Coronation Insurance Plc is set to be delisted from the capital market as its Board of Directors agreed to pay off the minority shareholders.

Based on the Court-Ordered Meeting held in Lagos, the company’s Chairman, Mutiu Sunmonu, said the proposal is an offer from core shareholders to acquire the shares held by other shareholders, except those who opt to remain as shareholders of the underwriter, with each shareholder receiving 65 kobo as consideration for every share transferred.

Starting with an initial offer of 65 kobo, even though, the company’s share is valued at 50k per unit, the shareholders at the meeting requested an upward review of the offer price.
This request was granted by the company’s Board of Directors as a final offer of 78 kobos per share, which represented a 20 per cent increase over the initial offer of 65 kobos communicated and accepted by shareholders.  


By this development, Coronation Insurance Plc is expected to approach regulators, comprising of the Nigerian Stock Exchange (NGX), Securities and Exchange Commission (SEC), the National Insurance Commission (NAICOM), and the Court to affirm this decision and begin the process of delisting from the NGX to become a Limited company.

Addressing the over 600 shareholders who voted at the meeting, Sunmonu said, the Board of Directors decided given the anticipated recapitalisation exercise in the insurance industry, noting that, the insurer will need to deploy significant capital, which is unlikely to be met by profit retention alone.
According to him, “the ability to raise capital through the public equity markets was considered and not favoured given current market conditions.

It is also unclear if shareholders will be willing and able to invest additional capital in the business”.

He noted that “few shareholders participated in the company’s rights issue in 2020, which was about 68 per cent subscribed, with 96 per cent of that coming from Coronation Capital (Mauritius) Limited and other related parties.

As such, any new capital raise will result in significant dilution of the equity stake of minority shareholders.
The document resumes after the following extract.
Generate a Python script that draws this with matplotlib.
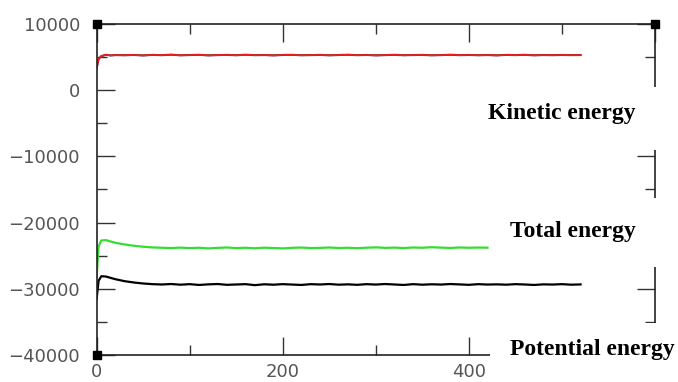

It will also be prudent for the company to save all generated profits which suggests that no significant dividends will be paid in the short to medium term.”

These reasons, he said, it has resulted in extensive discussion around the optimal corporate structure for the company, considering its plans and capital requirements, adding that, under these discussions, the company received a proposal from Coronation Capital (Mauritius) Limited on behalf of itself, and other core shareholders, who collectively own 73.4 per cent of the share capital of the company to acquire the shares of other shareholders.

However, the core shareholders are expecting that the transaction will position them to execute the necessary strategies to strengthen the company, as it will also allow the new investors to build a robust balance sheet and prepare the company to withstand macroeconomic headwinds.

Earlier, he had said that shareholders may opt to continue to hold their shares directly in Coronation Insurance and in their name, where they hold a minimum of 20 million shares of the company.

While the public shareholders who spoke to our correspondent said that they would have loved to still have their holdings in the company, current economic realities and market dynamics do not show that desire to support the competitiveness and continued growth of the company.  Consequently, they understood the circumstances the company is in now, and wish the insurer the best in its future endeavors.